Should FWC's embarrassing decision be confidential?

Associate professor investigated for 'serious misconduct' involving student

Should FWC's embarrassing decision be confidential?

The Fair Work Commission (FWC) has denied the request of an employee to “de-identify” himself and his employer in a published decision.

The employee argued that the news media might “sensationalize” his case, which could “negatively affect his return to work.”

The employee was an associate professor employed by a university in its maths and science institute. He was dismissed following an investigation that found he had engaged in “serious misconduct” involving a student. The matter came before the FWC, which ruled that the incident was not “serious misconduct” because “it was wholly consensual and encouraged by the student.”

Ruling that the dismissal was unfair, the FWC ordered that the employee be reinstated and paid lost earnings.

Request for confidentiality

The employee then argued that his return to work “would be impeded by unfairly wide dissemination of the decision,” and that “it is likely that the media will favour sensational headlines over a full, fair and nuanced report of the decision.”

He said some students and staff might “likely hold the incorrect view” about the involved parties.
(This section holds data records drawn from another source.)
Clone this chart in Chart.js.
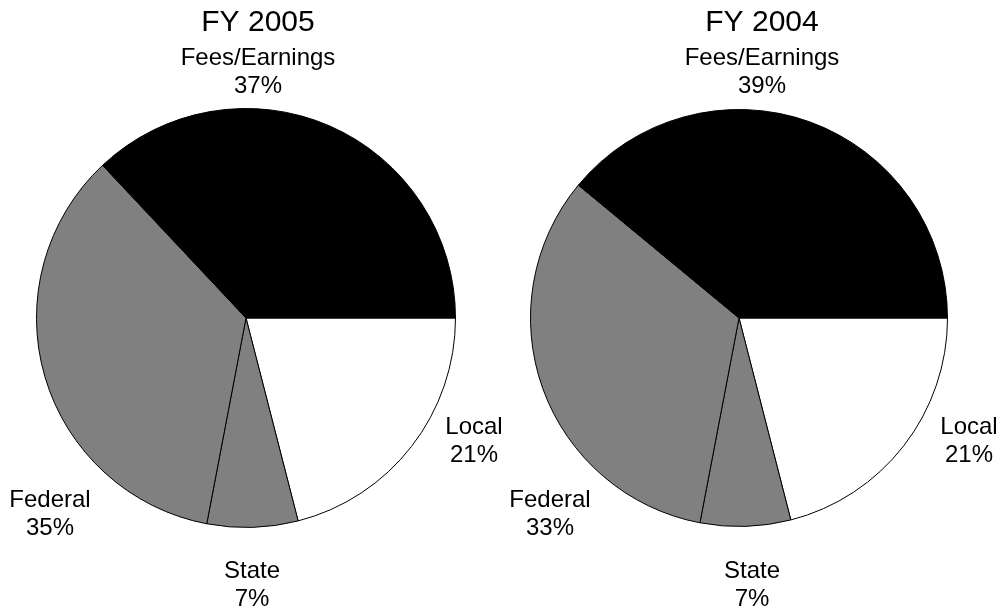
<!DOCTYPE html>
<html>
<head>
<meta charset="utf-8">
<script src="https://cdn.jsdelivr.net/npm/chart.js@4/dist/chart.umd.min.js"></script>
<style>
  html, body { margin: 0; padding: 0; background: #fff; }
  #wrap { position: relative; width: 1003px; height: 613px; }
  .c { position: absolute; top: 0; }
</style>
</head>
<body>
<div id="wrap">
  <div class="c" style="left:0;width:503px;height:613px"><canvas id="c1"></canvas></div>
  <div class="c" style="left:500px;width:503px;height:613px"><canvas id="c2"></canvas></div>
</div>
<script>
// Categories in drawing order (clockwise from 3 o'clock)
const categories = ['Local', 'State', 'Federal', 'Fees/Earnings'];
const sliceColors = ['#ffffff', '#808080', '#808080', '#000000'];
const titles = ['FY 2005', 'FY 2004'];
const fy2005 = [21, 7, 35, 37];
const fy2004 = [21, 7, 33, 39];

const FONT = '"Liberation Sans", Arial, Helvetica, sans-serif';

// label placement relative to pie centre (style/layout, not data)
const labelLayouts = [
  { title: { dx: 12, y: 23 }, labels: { 'Fees/Earnings': [12, -246], 'Local': [228, 123], 'State': [6, 267], 'Federal': [-196, 196] } },
  { title: { dx: 23, y: 23 }, labels: { 'Fees/Earnings': [23, -246], 'Local': [230, 123], 'State': [13, 267], 'Federal': [-189, 196] } }
];

const labelPlugin = {
  id: 'pieLabels',
  afterDraw(chart, args, opts) {
    const ctx = chart.ctx;
    const meta = chart.getDatasetMeta(0);
    const arc = meta.data[0];
    const cx = arc.x, cy = arc.y;
    const layout = opts.layout;
    const values = chart.data.datasets[0].data;
    ctx.save();
    ctx.fillStyle = '#000';
    ctx.textAlign = 'center';
    ctx.textBaseline = 'middle';
    ctx.font = '30px ' + FONT;
    ctx.fillText(opts.title, cx + layout.title.dx, layout.title.y);
    ctx.font = '24px ' + FONT;
    chart.data.labels.forEach((lab, i) => {
      const off = layout.labels[lab];
      const x = cx + off[0], y = cy + off[1];
      ctx.fillText(lab, x, y - 14);
      ctx.fillText(values[i] + '%', x, y + 14);
    });
    ctx.restore();
  }
};

function makePie(id, title, values, layout, padding) {
  return new Chart(document.getElementById(id), {
    type: 'pie',
    data: {
      labels: categories,
      datasets: [{
        data: values,
        backgroundColor: sliceColors,
        borderColor: '#000',
        borderWidth: 1,
        hoverOffset: 0
      }]
    },
    options: {
      responsive: true,
      maintainAspectRatio: false,
      animation: false,
      rotation: 90,
      layout: { padding: padding },
      plugins: {
        legend: { display: false },
        tooltip: { enabled: false },
        title: { display: false },
        pieLabels: { title: title, layout: layout }
      }
    },
    plugins: [labelPlugin]
  });
}

makePie('c1', titles[0], fy2005, labelLayouts[0], { left: 36, right: 47, top: 108, bottom: 85 });
makePie('c2', titles[1], fy2004, labelLayouts[1], { left: 30, right: 55, top: 109, bottom: 86 });
</script>
</body>
</html>
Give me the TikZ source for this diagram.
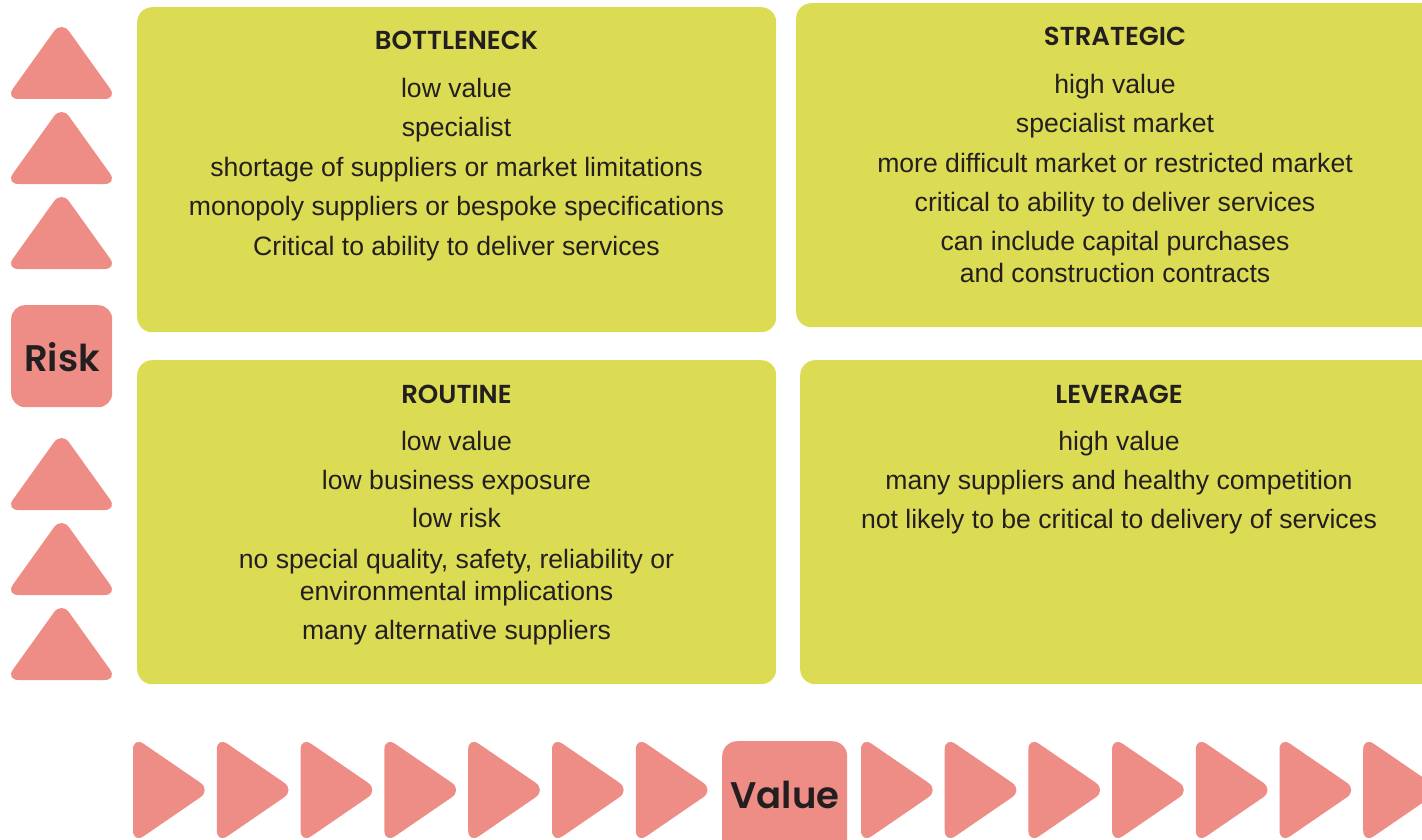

He also said the publication “may cause unrest in a highly politicised student population.”

As for the employer, it argued that “non-publication is inconsistent with the principles of open justice,” noting a provision on the Fair Work Act that states “unfair dismissal decisions must be published.”

FWC’s decision

In its decision on the matter, the FWC noted that the principle of open justice would usually be “the paramount consideration” in deciding whether a confidentiality order should be made, adding that there are limited exceptions to it: “Departure from the principle of open justice is only justified where the principle would, in fact, frustrate the administration of justice by unfairly damaging some material private or public interest.”

The FWC noted that the employee’s primary reason “appears to be embarrassment, distress and damage to his reputation.”

Finally, the FWC ruled that a nondisclosure order is not justified merely because allegations have been made which are “embarrassing, distressing or damaging to reputations.” It said the principle of open justice should be upheld.

Thus, the FWC rejected the employee’s request relating to the confidentiality order.